The Brussels rumour mill is hinting that the Civil Liberties committee of the European Parliament is being asked to write an Opinion on the Anti-counterfeiting Trade Agreement (ACTA). It is understood that a request has gone in to the co-ordinators of the civil liberties committee, who will take the decision at a meeting – held in camera – tomorrow evening.
The Opinion would contribute to the processing of ACTA in the European Parliament, and has
the potential to help the Parliament understand the civil liberties issues which arise out of ACTA. In particular, it would give the Parliament its own internal tool to examine whether or not fundamental rights are infringed.

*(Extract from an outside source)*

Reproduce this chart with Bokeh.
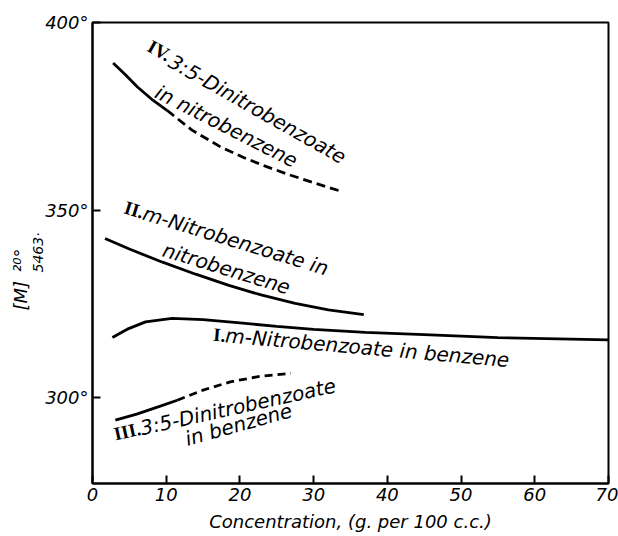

The European Parliament will have to decide whether or not to give its consent to ACTA. It is questionable whether the European Commission or the Council can sign ACTA until the Parliament's consent is obtained, which is why this is important. See Commission confirms it will not sign ACTA yet.

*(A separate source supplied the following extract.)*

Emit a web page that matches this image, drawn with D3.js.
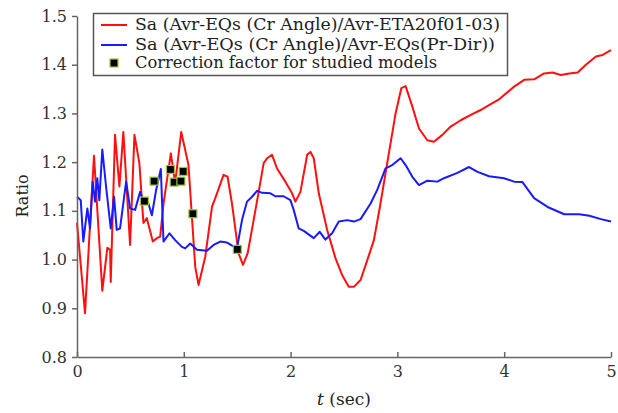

Although ACTA is not legislation, the matter of consent will follow a similar process to legislation. That process is just beginning.
So far, the Trade committee has been appointed as the lead committee, and the Legal Affairs committee has announced it will write an Opinion, as has the Development committee.

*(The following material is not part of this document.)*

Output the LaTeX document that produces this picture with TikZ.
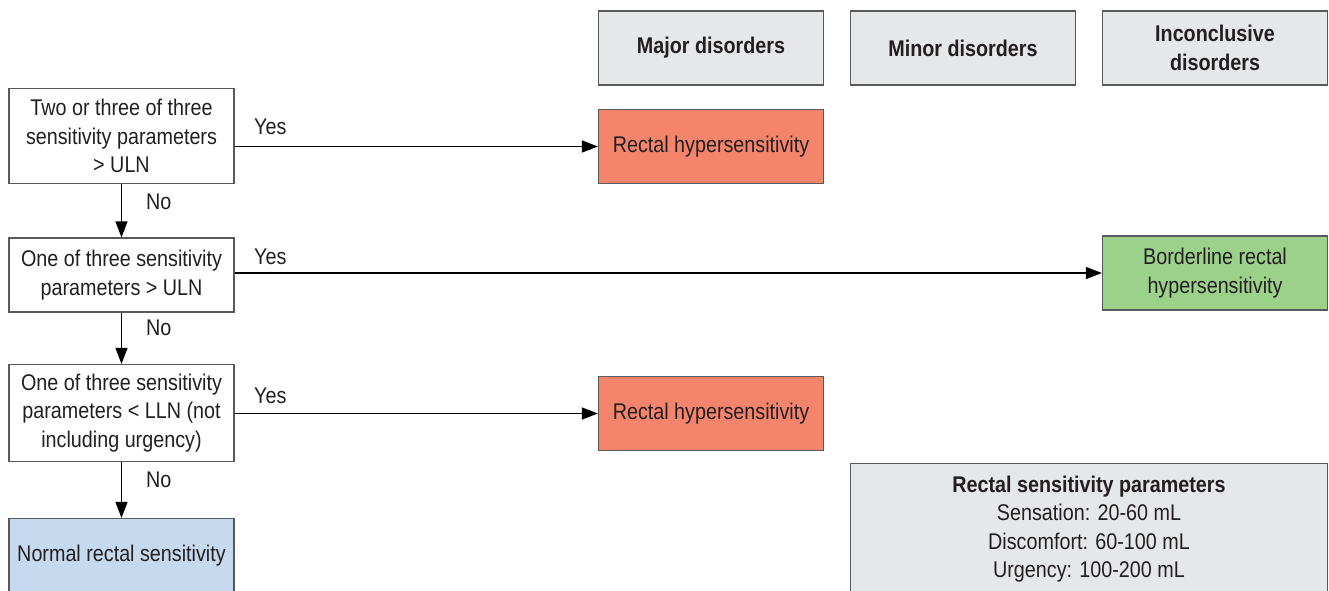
\documentclass[tikz,border=0pt]{standalone}
\usepackage{fontspec}
\setmainfont{Liberation Sans}[FakeStretch=0.87]
\usetikzlibrary{arrows.meta,positioning}

\tikzset{
  box/.style={draw=boxline, line width=1.2pt, inner sep=0pt, align=center,
    minimum width=225pt, minimum height=74pt, text=inkgray},
  arr/.style={line width=1.2pt, -{Triangle[length=16pt,width=12pt]}},
  lbl/.style={inner sep=0pt, text=inkgray}
}

\begin{document}
\begin{tikzpicture}[x=1pt,y=-1pt,font=\fontsize{22.7}{28.5}\selectfont]
\definecolor{inkgray}{rgb}{0.137,0.122,0.125}
\definecolor{boxline}{rgb}{0.35,0.35,0.35}
\definecolor{hdrgray}{rgb}{0.902,0.906,0.910}
\definecolor{salmon}{rgb}{0.957,0.518,0.424}
\definecolor{leafgreen}{rgb}{0.612,0.820,0.541}
\definecolor{paleblue}{rgb}{0.773,0.851,0.937}
\useasboundingbox (0,0) rectangle (1329,590);
\clip (0,0) rectangle (1329,590);
% column heads
\node[box, fill=hdrgray, font=\fontsize{22.7}{28.5}\selectfont\bfseries] (major) at (711,48) {Major disorders};
\node[box, fill=hdrgray, font=\fontsize{22.7}{28.5}\selectfont\bfseries] (minor) at (963,48) {Minor disorders};
\node[box, fill=hdrgray, font=\fontsize{22.7}{28.5}\selectfont\bfseries] (incon) at (1215,48) {Inconclusive\\disorders};
% decision boxes
\node[box, minimum height=95pt] (q1) at (121.5,136) {Two or three of three\\sensitivity parameters\\> ULN};
\node[box] (q2) at (121.5,275) {One of three sensitivity\\parameters > ULN};
\node[box, minimum height=97pt] (q3) at (121.5,413) {One of three sensitivity\\parameters < LLN (not\\including urgency)};
\node[box, fill=paleblue] (normal) at (121.5,555.5) {Normal rectal sensitivity};
% outcomes
\node[box, fill=salmon] (hyp1) at (711,146.5) {Rectal hypersensitivity};
\node[box, fill=leafgreen] (border) at (1215,273) {Borderline rectal\\hypersensitivity};
\node[box, fill=salmon] (hyp2) at (711,413.5) {Rectal hypersensitivity};
\node[box, fill=hdrgray, minimum width=477pt, minimum height=131pt] (params) at (1089,529)
  {\textbf{Rectal sensitivity parameters}\\Sensation: 20-60 mL\\Discomfort: 60-100 mL\\Urgency: 100-200 mL};
% yes arrows
\draw[arr] (q1.east |- hyp1.west) -- (hyp1.west)
  node[lbl, pos=0, anchor=south west, xshift=19pt, yshift=11pt] (yes1) {Yes};
\draw[arr] (q2.east |- border.west) -- (border.west)
  node[lbl, pos=0, anchor=south west, xshift=19pt, yshift=8pt] (yes2) {Yes};
\draw[arr] (q3.east |- hyp2.west) -- (hyp2.west)
  node[lbl, pos=0, anchor=south west, xshift=19pt, yshift=9pt] (yes3) {Yes};
% no arrows
\draw[arr] (q1.south) -- (q2.north)
  node[lbl, pos=0.34, anchor=west, xshift=24pt] (no1) {No};
\draw[arr] (q2.south) -- (q3.north)
  node[lbl, pos=0.3, anchor=west, xshift=24pt] (no2) {No};
\draw[arr] (q3.south) -- (normal.north)
  node[lbl, pos=0.32, anchor=west, xshift=24pt] (no3) {No};
\end{tikzpicture}
\end{document}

A Civil Liberties committee opinion would focus specifically on the fundamental rights issues, and could give MEPs an opportunity to distill their own conclusions on this very difficult issue.
Pressure is also being put on the Industry committee to contribute an opinion. The industry committee is responsible for telecommunications regulation, and ACTA does contain provisions which will impose liabilities onto ISPs, There is therefore, a strong argument for the Industry committee to also issue an opinion.
There are now a handful of reports which suggest that legal problems exist with ACTA, specifically concerning the EU legal framework , civil liberties and fundamental rights.
In particular, one report that was written proactively by a coalition of academic ‘legal eagles’, concludes that ACTA will push the envelope of the EU acquis communitaire just a little too far.
Another report, written by a law professor and commissioned by the Green group, concludes that there are risks in ACTA for fundamental rights.
Such reports are typical of barristers’ opinions, and hardly make light bedtime reading. On the other hand, they are trying to tell the Parliament about potential pitfalls which an international agreement which – whilst it will not itself become law – will be used to guide European lawmaking and may force changes to the acquis which are not to the benefit of European citizens.
Surely, it is the Parliament’s duty to listen?
La Quadrature du Net is asking citizens to write to their MEP and to the two committees.